If the parties are unable to settle the case prior to the filing of a lawsuit, there is an opportunity to settle during the progress of the court case. In fact, many judges will require the parties to make a good faith effort to settle the case prior to hearing the case. Many require the use of a mediator to try to help facilitate the settlement.
Even if you are confident in your case, settlement may be in your best interest. There are usually three reasons why a litigant should consider settlement: The risk of loss, the cost of prosecuting or defending the case, and the personal burden of litigation. Plaintiffs also need to take into consideration the chance of collection on any monetary judgment.
No lawyer can guarantee you a best-day result. There is always risk that you will not prevail in court. You should always consider your risk of loss during a settlement negotiation process. If you feel that your best day in court would yield at $10,000 judgment against your adversary, but your chance of success is only 50%, it would make good business sense to consider an offer to settle for $7,000. After all, when factoring in the risk of loss, you claim is only valued at $5,000.
The above scenario does not factor in the cost of litigation.

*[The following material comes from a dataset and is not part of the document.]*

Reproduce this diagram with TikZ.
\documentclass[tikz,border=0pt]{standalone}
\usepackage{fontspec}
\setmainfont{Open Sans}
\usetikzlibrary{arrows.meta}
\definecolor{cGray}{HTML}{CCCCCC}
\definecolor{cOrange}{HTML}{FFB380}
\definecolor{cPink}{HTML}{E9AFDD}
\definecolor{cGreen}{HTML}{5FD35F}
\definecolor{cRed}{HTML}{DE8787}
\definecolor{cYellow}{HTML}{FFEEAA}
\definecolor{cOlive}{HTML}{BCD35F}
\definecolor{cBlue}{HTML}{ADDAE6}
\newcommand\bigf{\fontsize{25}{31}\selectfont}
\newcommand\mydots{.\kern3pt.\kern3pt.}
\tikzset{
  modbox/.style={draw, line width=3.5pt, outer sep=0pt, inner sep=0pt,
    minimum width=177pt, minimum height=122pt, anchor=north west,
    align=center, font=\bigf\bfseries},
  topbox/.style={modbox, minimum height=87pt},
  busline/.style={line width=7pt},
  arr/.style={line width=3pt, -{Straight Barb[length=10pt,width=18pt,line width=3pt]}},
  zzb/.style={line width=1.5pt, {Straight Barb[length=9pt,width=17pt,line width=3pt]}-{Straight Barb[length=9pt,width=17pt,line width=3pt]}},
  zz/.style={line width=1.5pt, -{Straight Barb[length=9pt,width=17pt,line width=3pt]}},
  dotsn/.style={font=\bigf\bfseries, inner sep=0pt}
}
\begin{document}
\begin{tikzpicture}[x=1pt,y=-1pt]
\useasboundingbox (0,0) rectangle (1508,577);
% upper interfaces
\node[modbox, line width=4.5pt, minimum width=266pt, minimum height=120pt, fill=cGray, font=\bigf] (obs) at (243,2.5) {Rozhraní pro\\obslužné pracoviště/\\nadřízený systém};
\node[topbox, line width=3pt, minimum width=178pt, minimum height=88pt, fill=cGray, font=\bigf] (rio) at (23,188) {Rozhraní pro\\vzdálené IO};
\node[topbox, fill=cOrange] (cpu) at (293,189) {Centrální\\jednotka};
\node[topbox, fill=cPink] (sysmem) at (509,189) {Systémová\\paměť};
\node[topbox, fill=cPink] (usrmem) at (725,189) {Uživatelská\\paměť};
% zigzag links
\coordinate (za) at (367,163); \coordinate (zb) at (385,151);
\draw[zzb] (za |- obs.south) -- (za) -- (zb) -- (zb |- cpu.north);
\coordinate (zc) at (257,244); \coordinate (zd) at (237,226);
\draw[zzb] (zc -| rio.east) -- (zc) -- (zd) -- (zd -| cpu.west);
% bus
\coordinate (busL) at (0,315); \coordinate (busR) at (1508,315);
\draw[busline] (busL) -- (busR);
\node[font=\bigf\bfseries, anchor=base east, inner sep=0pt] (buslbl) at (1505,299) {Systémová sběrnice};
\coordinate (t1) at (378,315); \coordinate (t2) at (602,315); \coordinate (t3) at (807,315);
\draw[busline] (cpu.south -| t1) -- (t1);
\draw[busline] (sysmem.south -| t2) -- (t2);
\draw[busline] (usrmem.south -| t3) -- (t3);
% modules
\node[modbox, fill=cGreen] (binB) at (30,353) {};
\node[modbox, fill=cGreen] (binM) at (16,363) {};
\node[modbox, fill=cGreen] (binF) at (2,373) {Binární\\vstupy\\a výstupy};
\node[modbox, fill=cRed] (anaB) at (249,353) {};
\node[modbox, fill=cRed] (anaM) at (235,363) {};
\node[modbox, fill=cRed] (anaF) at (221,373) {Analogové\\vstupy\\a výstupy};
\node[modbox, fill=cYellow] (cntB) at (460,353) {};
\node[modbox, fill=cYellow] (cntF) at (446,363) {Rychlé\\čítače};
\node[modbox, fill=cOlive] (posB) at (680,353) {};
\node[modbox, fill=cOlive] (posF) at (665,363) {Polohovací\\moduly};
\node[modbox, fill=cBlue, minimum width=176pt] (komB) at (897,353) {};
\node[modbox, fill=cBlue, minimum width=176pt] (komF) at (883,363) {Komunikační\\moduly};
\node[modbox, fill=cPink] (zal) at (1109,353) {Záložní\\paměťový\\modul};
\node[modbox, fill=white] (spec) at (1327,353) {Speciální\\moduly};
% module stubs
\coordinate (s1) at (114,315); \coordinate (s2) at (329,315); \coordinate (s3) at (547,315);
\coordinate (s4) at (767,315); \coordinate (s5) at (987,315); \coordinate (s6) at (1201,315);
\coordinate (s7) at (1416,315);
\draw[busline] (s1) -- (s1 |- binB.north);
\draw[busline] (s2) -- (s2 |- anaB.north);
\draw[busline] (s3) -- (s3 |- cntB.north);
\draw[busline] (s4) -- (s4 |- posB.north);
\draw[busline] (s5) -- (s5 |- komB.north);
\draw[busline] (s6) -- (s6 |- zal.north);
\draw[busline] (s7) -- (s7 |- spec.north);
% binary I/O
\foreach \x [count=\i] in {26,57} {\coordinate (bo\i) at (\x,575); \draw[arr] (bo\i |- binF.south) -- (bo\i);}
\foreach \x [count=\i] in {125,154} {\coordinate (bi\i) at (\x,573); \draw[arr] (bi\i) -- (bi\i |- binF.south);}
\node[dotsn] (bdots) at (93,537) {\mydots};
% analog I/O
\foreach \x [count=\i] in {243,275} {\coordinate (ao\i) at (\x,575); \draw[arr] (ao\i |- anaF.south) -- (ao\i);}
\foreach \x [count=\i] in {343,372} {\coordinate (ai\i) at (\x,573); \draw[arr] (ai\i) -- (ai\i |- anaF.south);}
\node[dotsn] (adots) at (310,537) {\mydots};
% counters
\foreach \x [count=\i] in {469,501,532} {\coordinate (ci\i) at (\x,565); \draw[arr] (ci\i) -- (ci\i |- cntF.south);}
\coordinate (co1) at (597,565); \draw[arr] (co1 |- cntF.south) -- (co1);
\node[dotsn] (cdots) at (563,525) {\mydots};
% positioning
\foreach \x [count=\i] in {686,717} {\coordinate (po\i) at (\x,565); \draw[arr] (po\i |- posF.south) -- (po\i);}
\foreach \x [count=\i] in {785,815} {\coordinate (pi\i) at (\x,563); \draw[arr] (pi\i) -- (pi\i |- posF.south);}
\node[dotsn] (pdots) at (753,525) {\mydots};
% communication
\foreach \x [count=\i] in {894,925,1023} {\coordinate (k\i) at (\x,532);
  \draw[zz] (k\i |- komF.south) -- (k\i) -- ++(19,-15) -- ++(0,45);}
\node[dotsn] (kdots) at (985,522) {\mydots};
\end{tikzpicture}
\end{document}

Prosecuting or defending a claim usually involves significant costs, including attorneys’ fees and court costs, and fees arising from court reporting services, private investigation, expert testimony, court-ordered mediation- the list can go on. Except under exceptional circumstances, those costs will be incurred by you, whether you ultimately prevail or lose. Let us presume that in your $10,000 case described above, you anticipate costs of litigating the case to conclusion of $3,000. Suddenly, your claim valued at $5,000 is only worth $2,000 after the anticipated expenses are paid. The offer to settle for $7,000 looks even better.
Law suits are not fun. They often take an emotional toll on the parties that tends to grow as the case progresses. And law suits take a long time— sometimes years— to resolve. Sitting through mediation, depositions, hearings, and attorney-client meetings can take a toll on anyone— all of this which is endured before the day of trial. When you add to this personal burden the expense and uncertainty inherent with a law suit, you may ultimately decide that settlement is the best route in order to put the dispute and aggravation to bed.
Plaintiffs should also consider the chance of collection on a monetary judgment. If you ultimately obtain a judgment against a defendant who is insolvent, the judgment, insofar as you are concerned, may be worth the paper it is written on. Furthermore, even if the defendant has the assets to satisfy the judgment, he may make life difficult for you in your efforts to reach those assets. While the law affords you certain tools to aid you in your recovery, using those tools may require yet additional attorneys’ fees and costs. As a plaintiff, you should take into consideration the chance and cost of recovery when valuing your claim.
Not all law suits can settle, and not all law suits should settle. However, in analyzing your case, it is recommended that you consider settlement opportunities that make financial or personal sense.